Intolerance can be a wonderful thing. For a petrified military draftee who faces the crippling prospect of war, our army’s intolerance for homosexuals is a veritable blessing.

In 1962, desperate to escape military service and to pursue his career in music, Jimi Hendrix found his salvation. It was gay. According to a biography of the legendary guitarist, Room Full of Mirrors, Hendrix was discharged from the 101st Airborne Division for revealing that he was in love with another soldier. Although his claim may have been true, the fact that Hendrix slept with 96 trillion gazillion women in the remaining eight years of his life has fostered some doubt.

What saved Hendrix during the Vietnam era later became the federal “Don’t Ask, Don’t Tell Policy,” signed by President Bill Clinton in 1993. Essentially, it functions to keep homosexuals out of the military and to keep ones that are already enlisted in the closet. The army won’t ask if you’re gay, and you won’t tell them.

The policy states, “Success in combat requires military units that are characterized by high morale, good order and discipline and unit cohesion.” Its supporters argue that admitting homosexuals into the armed forces would sully these requisites and render the army ineffective – even more so than it already is. Of course, this argument is nonsense. It stems from a deeply ignorant, deeply embedded homophobia that suffuses our country. No evidence exists which suggests that homosexuality poses a threat to the operations of the military. Indeed, is it so speculative to believe that homosexuals can bring their units together?

However, the recent strain on the United States Armed Forces is turning the “Don’t Ask, Don’t Tell” policy into the “Please, We’re Begging You, Don’t Tell Us Anything” policy. Our military needs soldiers. The 2004 Servicemembers Legal Defense Network (SLDN) annual report claims that “as fighting in Afghanistan and Iraq continues, the Pentagon has discharged the fewest lesbian, gay and bisexual service members since 1995.”

This trend is a harbinger of disaster for everybody who plans to play hooky from the army. In today’s stricken world, the possibility of conscription is more real than it has been in a long time. Robin Tyler’s quote – “If homosexuality is a disease, let’s all call in queer to work” – is losing its potency.

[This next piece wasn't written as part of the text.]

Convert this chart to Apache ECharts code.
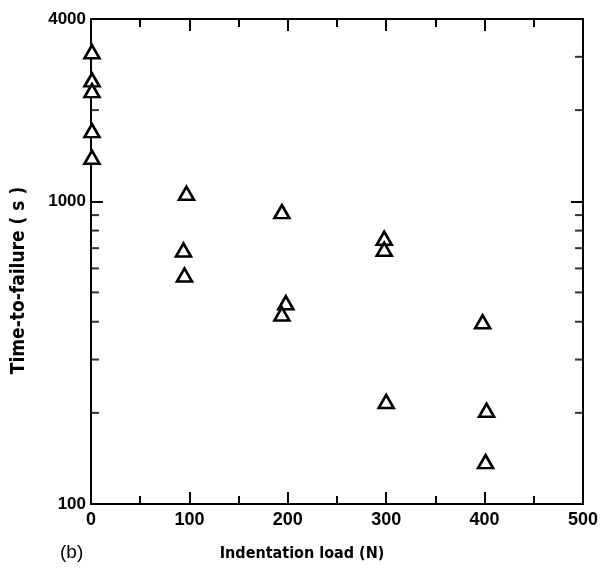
<!DOCTYPE html>
<html>
<head>
<meta charset="utf-8">
<script src="https://cdn.jsdelivr.net/npm/echarts@6/dist/echarts.min.js"></script>
<style>
  html, body { margin: 0; padding: 0; background: #fff; }
  #chart { width: 601px; height: 568px; }
</style>
</head>
<body>
<div id="chart"></div>
<script>
// indentation load (N) and time-to-failure (s)
var loadN = [1, 1, 1, 1, 1, 97, 94, 95, 194, 198, 194, 298, 298, 300, 398, 402, 401];
var timeS = [3120, 2517, 2320, 1711, 1398, 1063, 690, 571, 924, 462, 424, 755, 694, 218, 400, 204, 138];
// minor ticks on the log axis
var minorY = [200, 300, 400, 500, 600, 700, 800, 900, 2000, 3000];
var yLabels = [100, 1000, 4000];

var points = [];
for (var i = 0; i < loadN.length; i++) {
    points.push([loadN[i], timeS[i]]);
}
var leftTicks = [], rightTicks = [];
for (var j = 0; j < minorY.length; j++) {
    leftTicks.push([0, minorY[j]]);
    rightTicks.push([500, minorY[j]]);
}

var lineStyle = { color: '#000', width: 2 };
var chart = echarts.init(document.getElementById('chart'));
chart.setOption({
    backgroundColor: '#fff',
    animation: false,
    grid: { left: 91, right: 18, top: 19, bottom: 64 },
    xAxis: [{
        type: 'value',
        min: 0, max: 500, interval: 100,
        name: 'Indentation load (N)',
        nameLocation: 'middle',
        nameGap: 42,
        nameTextStyle: {
            color: '#000', fontFamily: 'DejaVu Sans Condensed', fontWeight: 'bold',
            fontSize: 16, padding: [0, 70, 0, 0]
        },
        axisLine: { show: true, onZero: false, lineStyle: lineStyle },
        axisTick: { show: true, inside: true, length: 12, lineStyle: lineStyle },
        minorTick: { show: true, splitNumber: 2, length: 8, lineStyle: lineStyle },
        splitLine: { show: false },
        axisLabel: {
            color: '#000', fontFamily: 'Liberation Sans', fontWeight: 'bold',
            fontSize: 18, margin: 7
        }
    }, {
        type: 'value',
        position: 'top',
        min: 0, max: 500, interval: 100,
        axisLine: { show: true, onZero: false, lineStyle: lineStyle },
        axisTick: { show: true, inside: true, length: 12, lineStyle: lineStyle },
        minorTick: { show: true, splitNumber: 2, length: 8, lineStyle: lineStyle },
        splitLine: { show: false },
        axisLabel: { show: false }
    }],
    yAxis: [{
        type: 'log',
        logBase: 10,
        min: 100, max: 4000,
        name: 'Time-to-failure ( s )',
        nameLocation: 'middle',
        nameGap: 62,
        nameTextStyle: {
            color: '#000', fontFamily: 'DejaVu Sans Condensed', fontWeight: 'bold',
            fontSize: 19, padding: [0, 38, 0, 0]
        },
        axisLine: { show: true, onZero: false, lineStyle: lineStyle },
        axisTick: { show: true, inside: true, length: 12, lineStyle: lineStyle },
        splitLine: { show: false },
        axisLabel: {
            color: '#000', fontFamily: 'Liberation Sans', fontWeight: 'bold',
            fontSize: 17, margin: 5,
            formatter: function (v) {
                return yLabels.indexOf(Math.round(v)) >= 0 ? String(Math.round(v)) : '';
            }
        }
    }, {
        type: 'log',
        logBase: 10,
        min: 100, max: 4000,
        position: 'right',
        axisLine: { show: true, onZero: false, lineStyle: lineStyle },
        axisTick: { show: true, inside: true, length: 12, lineStyle: lineStyle },
        splitLine: { show: false },
        axisLabel: { show: false }
    }],
    series: [{
        type: 'scatter',
        data: points,
        symbol: 'triangle',
        symbolSize: [15, 13],
        clip: false,
        itemStyle: { color: '#fff', borderColor: '#000', borderWidth: 2.6, opacity: 1 },
        z: 5
    }, {
        type: 'scatter',
        data: leftTicks,
        symbol: 'rect',
        symbolSize: [8, 2],
        symbolOffset: [4, 0],
        clip: false,
        silent: true,
        itemStyle: { color: '#000' }
    }, {
        type: 'scatter',
        data: rightTicks,
        symbol: 'rect',
        symbolSize: [8, 2],
        symbolOffset: [-4, 0],
        clip: false,
        silent: true,
        itemStyle: { color: '#000' }
    }],
    graphic: [{
        type: 'text',
        left: 60,
        top: 543,
        style: { text: '(b)', fill: '#000', font: '19px "Liberation Sans"' }
    }]
});
</script>
</body>
</html>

Now, we must ask ourselves: Is the right to serve in the military as important to most queers as the right to be discharged for feigning queerness is for most cowards? For supporters of both cowardice and gay rights, therein lies the dilemma. This, I assume, is what Clinton asked himself in 1993, concluding that, “No, it isn’t.”

Clinton, with a sex record rivaling that of Hendrix, was a very open-minded president. Clearly, he wouldn’t succumb to the same homophobia so many other Americans and politicians bought in to. With keen foresight, he made preparations for future military drafts by bolstering an already prominent loophole in the system for unwilling soldiers. Now that his legacy is faltering, who can save them?

President Bush can’t be counted on to keep gays, or those pretending to be gay, out of the army. He doesn’t like gays, but he dislikes them less than Islamic fundamentalists. They come from a more respectable part of hell – somewhere between Jews and evolutionary biologists. His military advisors know that upholding the “Don’t Ask, Don’t Tell” policy is depriving the ranks of desperately needed soldiers and it is in their best interest to leave it flexible.

Not all hope is lost, though, for those placing all their eggs in the gay basket. If the army takes a more lenient stance on homosexuality, distraught draftees can take a more fundamentalist one. They can invoke homophobia:

“Sir, I must regretfully inform you that God hates queers. This being the case, I am unable to serve alongside them in the military. There is nothing more I would love to do than get killed for you in a distant, foreign land. Unfortunately, the idea of two dudes holding hands makes it impossible for me to fight terror, especially since it was the gays that caused 9/11.”